→ **CHALLENGE**: Would you transcribe all of the data exactly, down to the last character?

###

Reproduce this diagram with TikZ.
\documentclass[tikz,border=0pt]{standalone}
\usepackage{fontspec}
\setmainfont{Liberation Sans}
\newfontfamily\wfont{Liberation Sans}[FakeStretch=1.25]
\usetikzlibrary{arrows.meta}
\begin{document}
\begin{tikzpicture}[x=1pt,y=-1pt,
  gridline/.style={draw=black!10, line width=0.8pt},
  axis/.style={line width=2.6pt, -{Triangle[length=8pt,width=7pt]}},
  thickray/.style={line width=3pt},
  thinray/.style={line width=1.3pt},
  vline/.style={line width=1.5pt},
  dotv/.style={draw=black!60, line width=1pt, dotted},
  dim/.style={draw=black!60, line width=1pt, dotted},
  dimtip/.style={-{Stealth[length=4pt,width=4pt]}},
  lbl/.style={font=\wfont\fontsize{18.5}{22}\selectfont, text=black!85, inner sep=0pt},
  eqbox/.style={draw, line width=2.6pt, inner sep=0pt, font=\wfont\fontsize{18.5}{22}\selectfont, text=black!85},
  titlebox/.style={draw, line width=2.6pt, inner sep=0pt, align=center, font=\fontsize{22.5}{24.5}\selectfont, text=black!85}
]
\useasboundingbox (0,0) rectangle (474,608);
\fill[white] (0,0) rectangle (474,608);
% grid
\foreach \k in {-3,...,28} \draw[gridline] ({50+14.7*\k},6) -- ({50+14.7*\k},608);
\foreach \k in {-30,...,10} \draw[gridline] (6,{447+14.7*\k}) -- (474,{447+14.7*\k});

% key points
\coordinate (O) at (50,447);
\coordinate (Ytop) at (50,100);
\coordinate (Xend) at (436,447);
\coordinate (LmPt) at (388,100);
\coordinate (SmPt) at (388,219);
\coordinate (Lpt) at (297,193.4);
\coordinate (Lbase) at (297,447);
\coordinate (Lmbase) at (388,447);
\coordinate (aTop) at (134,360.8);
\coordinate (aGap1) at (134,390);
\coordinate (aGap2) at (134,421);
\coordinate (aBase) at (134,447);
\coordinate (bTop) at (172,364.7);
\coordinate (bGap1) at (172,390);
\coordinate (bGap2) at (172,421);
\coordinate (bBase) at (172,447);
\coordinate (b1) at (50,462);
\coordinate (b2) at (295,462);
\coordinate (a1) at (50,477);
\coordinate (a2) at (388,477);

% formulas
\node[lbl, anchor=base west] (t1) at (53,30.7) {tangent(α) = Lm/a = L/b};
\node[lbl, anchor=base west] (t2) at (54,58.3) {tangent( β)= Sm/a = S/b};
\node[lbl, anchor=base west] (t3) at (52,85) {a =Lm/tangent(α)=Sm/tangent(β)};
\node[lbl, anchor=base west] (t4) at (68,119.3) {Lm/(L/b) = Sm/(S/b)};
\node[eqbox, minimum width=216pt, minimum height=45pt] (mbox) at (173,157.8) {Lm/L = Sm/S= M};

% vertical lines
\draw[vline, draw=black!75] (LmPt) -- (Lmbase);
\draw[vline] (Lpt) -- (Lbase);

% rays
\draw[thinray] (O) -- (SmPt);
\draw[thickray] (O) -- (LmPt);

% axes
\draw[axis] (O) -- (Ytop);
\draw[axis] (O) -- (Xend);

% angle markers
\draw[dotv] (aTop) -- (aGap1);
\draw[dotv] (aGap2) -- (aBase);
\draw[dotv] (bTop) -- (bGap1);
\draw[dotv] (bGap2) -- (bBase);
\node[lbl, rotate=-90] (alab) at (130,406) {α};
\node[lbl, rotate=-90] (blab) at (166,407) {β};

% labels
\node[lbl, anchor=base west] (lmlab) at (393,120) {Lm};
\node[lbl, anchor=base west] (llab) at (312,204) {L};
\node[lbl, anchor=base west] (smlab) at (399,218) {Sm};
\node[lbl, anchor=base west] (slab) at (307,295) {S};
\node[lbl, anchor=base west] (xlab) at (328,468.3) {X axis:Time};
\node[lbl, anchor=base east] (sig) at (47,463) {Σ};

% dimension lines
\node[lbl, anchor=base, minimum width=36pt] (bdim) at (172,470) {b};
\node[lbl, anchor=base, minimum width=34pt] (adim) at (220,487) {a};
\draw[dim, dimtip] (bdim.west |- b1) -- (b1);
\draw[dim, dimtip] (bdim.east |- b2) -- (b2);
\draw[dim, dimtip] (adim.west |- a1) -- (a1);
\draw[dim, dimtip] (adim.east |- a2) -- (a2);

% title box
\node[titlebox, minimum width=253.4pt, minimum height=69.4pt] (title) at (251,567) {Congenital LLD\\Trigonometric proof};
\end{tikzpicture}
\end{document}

###

→ **FINAL ANSWER**:
Reproduce this diagram with TikZ.
\documentclass[tikz,border=0pt]{standalone}
\usepackage{fontspec}
\setmainfont{Liberation Sans}
\newfontfamily\wfont{Liberation Sans}[FakeStretch=1.25]
\usetikzlibrary{arrows.meta}
\begin{document}
\begin{tikzpicture}[x=1pt,y=-1pt,
  gridline/.style={draw=black!10, line width=0.8pt},
  axis/.style={line width=2.6pt, -{Triangle[length=8pt,width=7pt]}},
  thickray/.style={line width=3pt},
  thinray/.style={line width=1.3pt},
  vline/.style={line width=1.5pt},
  dotv/.style={draw=black!60, line width=1pt, dotted},
  dim/.style={draw=black!60, line width=1pt, dotted},
  dimtip/.style={-{Stealth[length=4pt,width=4pt]}},
  lbl/.style={font=\wfont\fontsize{18.5}{22}\selectfont, text=black!85, inner sep=0pt},
  eqbox/.style={draw, line width=2.6pt, inner sep=0pt, font=\wfont\fontsize{18.5}{22}\selectfont, text=black!85},
  titlebox/.style={draw, line width=2.6pt, inner sep=0pt, align=center, font=\fontsize{22.5}{24.5}\selectfont, text=black!85}
]
\useasboundingbox (0,0) rectangle (474,608);
\fill[white] (0,0) rectangle (474,608);
% grid
\foreach \k in {-3,...,28} \draw[gridline] ({50+14.7*\k},6) -- ({50+14.7*\k},608);
\foreach \k in {-30,...,10} \draw[gridline] (6,{447+14.7*\k}) -- (474,{447+14.7*\k});

% key points
\coordinate (O) at (50,447);
\coordinate (Ytop) at (50,100);
\coordinate (Xend) at (436,447);
\coordinate (LmPt) at (388,100);
\coordinate (SmPt) at (388,219);
\coordinate (Lpt) at (297,193.4);
\coordinate (Lbase) at (297,447);
\coordinate (Lmbase) at (388,447);
\coordinate (aTop) at (134,360.8);
\coordinate (aGap1) at (134,390);
\coordinate (aGap2) at (134,421);
\coordinate (aBase) at (134,447);
\coordinate (bTop) at (172,364.7);
\coordinate (bGap1) at (172,390);
\coordinate (bGap2) at (172,421);
\coordinate (bBase) at (172,447);
\coordinate (b1) at (50,462);
\coordinate (b2) at (295,462);
\coordinate (a1) at (50,477);
\coordinate (a2) at (388,477);

% formulas
\node[lbl, anchor=base west] (t1) at (53,30.7) {tangent(α) = Lm/a = L/b};
\node[lbl, anchor=base west] (t2) at (54,58.3) {tangent( β)= Sm/a = S/b};
\node[lbl, anchor=base west] (t3) at (52,85) {a =Lm/tangent(α)=Sm/tangent(β)};
\node[lbl, anchor=base west] (t4) at (68,119.3) {Lm/(L/b) = Sm/(S/b)};
\node[eqbox, minimum width=216pt, minimum height=45pt] (mbox) at (173,157.8) {Lm/L = Sm/S= M};

% vertical lines
\draw[vline, draw=black!75] (LmPt) -- (Lmbase);
\draw[vline] (Lpt) -- (Lbase);

% rays
\draw[thinray] (O) -- (SmPt);
\draw[thickray] (O) -- (LmPt);

% axes
\draw[axis] (O) -- (Ytop);
\draw[axis] (O) -- (Xend);

% angle markers
\draw[dotv] (aTop) -- (aGap1);
\draw[dotv] (aGap2) -- (aBase);
\draw[dotv] (bTop) -- (bGap1);
\draw[dotv] (bGap2) -- (bBase);
\node[lbl, rotate=-90] (alab) at (130,406) {α};
\node[lbl, rotate=-90] (blab) at (166,407) {β};

% labels
\node[lbl, anchor=base west] (lmlab) at (393,120) {Lm};
\node[lbl, anchor=base west] (llab) at (312,204) {L};
\node[lbl, anchor=base west] (smlab) at (399,218) {Sm};
\node[lbl, anchor=base west] (slab) at (307,295) {S};
\node[lbl, anchor=base west] (xlab) at (328,468.3) {X axis:Time};
\node[lbl, anchor=base east] (sig) at (47,463) {Σ};

% dimension lines
\node[lbl, anchor=base, minimum width=36pt] (bdim) at (172,470) {b};
\node[lbl, anchor=base, minimum width=34pt] (adim) at (220,487) {a};
\draw[dim, dimtip] (bdim.west |- b1) -- (b1);
\draw[dim, dimtip] (bdim.east |- b2) -- (b2);
\draw[dim, dimtip] (adim.west |- a1) -- (a1);
\draw[dim, dimtip] (adim.east |- a2) -- (a2);

% title box
\node[titlebox, minimum width=253.4pt, minimum height=69.4pt] (title) at (251,567) {Congenital LLD\\Trigonometric proof};
\end{tikzpicture}
\end{document}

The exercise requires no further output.